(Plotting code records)
==============================

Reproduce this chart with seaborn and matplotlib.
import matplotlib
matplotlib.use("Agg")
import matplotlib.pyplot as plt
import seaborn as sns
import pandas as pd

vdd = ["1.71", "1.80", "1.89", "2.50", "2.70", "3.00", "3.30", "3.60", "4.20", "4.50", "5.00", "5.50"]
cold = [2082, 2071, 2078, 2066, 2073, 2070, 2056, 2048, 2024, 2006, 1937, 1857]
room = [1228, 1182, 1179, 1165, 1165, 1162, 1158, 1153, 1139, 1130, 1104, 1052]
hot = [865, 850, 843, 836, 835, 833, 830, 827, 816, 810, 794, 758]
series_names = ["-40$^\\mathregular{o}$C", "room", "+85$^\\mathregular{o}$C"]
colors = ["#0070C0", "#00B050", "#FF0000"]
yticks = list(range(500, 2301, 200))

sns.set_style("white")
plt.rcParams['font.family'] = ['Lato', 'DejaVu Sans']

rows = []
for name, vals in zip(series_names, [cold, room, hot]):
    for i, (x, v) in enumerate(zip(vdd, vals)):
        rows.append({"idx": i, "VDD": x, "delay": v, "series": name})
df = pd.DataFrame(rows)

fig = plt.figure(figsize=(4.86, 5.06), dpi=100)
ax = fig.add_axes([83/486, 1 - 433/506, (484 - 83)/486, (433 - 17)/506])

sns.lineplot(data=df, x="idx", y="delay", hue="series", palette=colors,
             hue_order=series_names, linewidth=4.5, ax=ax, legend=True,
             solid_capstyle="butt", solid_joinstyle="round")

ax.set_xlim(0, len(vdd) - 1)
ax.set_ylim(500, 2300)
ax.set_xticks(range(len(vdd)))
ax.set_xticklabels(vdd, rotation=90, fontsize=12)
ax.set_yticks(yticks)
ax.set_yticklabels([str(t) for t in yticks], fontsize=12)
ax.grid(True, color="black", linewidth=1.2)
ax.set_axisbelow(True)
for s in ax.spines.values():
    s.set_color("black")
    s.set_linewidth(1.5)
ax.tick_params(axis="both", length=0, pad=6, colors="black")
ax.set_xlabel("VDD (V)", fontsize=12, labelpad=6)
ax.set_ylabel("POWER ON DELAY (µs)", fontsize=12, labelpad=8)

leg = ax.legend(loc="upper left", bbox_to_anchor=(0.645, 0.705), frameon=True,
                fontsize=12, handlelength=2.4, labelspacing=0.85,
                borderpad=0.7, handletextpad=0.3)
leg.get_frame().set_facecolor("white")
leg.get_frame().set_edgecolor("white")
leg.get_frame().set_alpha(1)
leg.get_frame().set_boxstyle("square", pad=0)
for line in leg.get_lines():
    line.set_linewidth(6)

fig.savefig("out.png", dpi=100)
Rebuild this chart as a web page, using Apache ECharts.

==============================

WORK INSTRUCTIONS: The full set of records should be duplicated exactly.

FINAL RESULT:
Reproduce this chart with seaborn and matplotlib.
import matplotlib
matplotlib.use("Agg")
import matplotlib.pyplot as plt
import seaborn as sns
import pandas as pd

vdd = ["1.71", "1.80", "1.89", "2.50", "2.70", "3.00", "3.30", "3.60", "4.20", "4.50", "5.00", "5.50"]
cold = [2082, 2071, 2078, 2066, 2073, 2070, 2056, 2048, 2024, 2006, 1937, 1857]
room = [1228, 1182, 1179, 1165, 1165, 1162, 1158, 1153, 1139, 1130, 1104, 1052]
hot = [865, 850, 843, 836, 835, 833, 830, 827, 816, 810, 794, 758]
series_names = ["-40$^\\mathregular{o}$C", "room", "+85$^\\mathregular{o}$C"]
colors = ["#0070C0", "#00B050", "#FF0000"]
yticks = list(range(500, 2301, 200))

sns.set_style("white")
plt.rcParams['font.family'] = ['Lato', 'DejaVu Sans']

rows = []
for name, vals in zip(series_names, [cold, room, hot]):
    for i, (x, v) in enumerate(zip(vdd, vals)):
        rows.append({"idx": i, "VDD": x, "delay": v, "series": name})
df = pd.DataFrame(rows)

fig = plt.figure(figsize=(4.86, 5.06), dpi=100)
ax = fig.add_axes([83/486, 1 - 433/506, (484 - 83)/486, (433 - 17)/506])

sns.lineplot(data=df, x="idx", y="delay", hue="series", palette=colors,
             hue_order=series_names, linewidth=4.5, ax=ax, legend=True,
             solid_capstyle="butt", solid_joinstyle="round")

ax.set_xlim(0, len(vdd) - 1)
ax.set_ylim(500, 2300)
ax.set_xticks(range(len(vdd)))
ax.set_xticklabels(vdd, rotation=90, fontsize=12)
ax.set_yticks(yticks)
ax.set_yticklabels([str(t) for t in yticks], fontsize=12)
ax.grid(True, color="black", linewidth=1.2)
ax.set_axisbelow(True)
for s in ax.spines.values():
    s.set_color("black")
    s.set_linewidth(1.5)
ax.tick_params(axis="both", length=0, pad=6, colors="black")
ax.set_xlabel("VDD (V)", fontsize=12, labelpad=6)
ax.set_ylabel("POWER ON DELAY (µs)", fontsize=12, labelpad=8)

leg = ax.legend(loc="upper left", bbox_to_anchor=(0.645, 0.705), frameon=True,
                fontsize=12, handlelength=2.4, labelspacing=0.85,
                borderpad=0.7, handletextpad=0.3)
leg.get_frame().set_facecolor("white")
leg.get_frame().set_edgecolor("white")
leg.get_frame().set_alpha(1)
leg.get_frame().set_boxstyle("square", pad=0)
for line in leg.get_lines():
    line.set_linewidth(6)

fig.savefig("out.png", dpi=100)
Rebuild this chart as a web page, using Apache ECharts.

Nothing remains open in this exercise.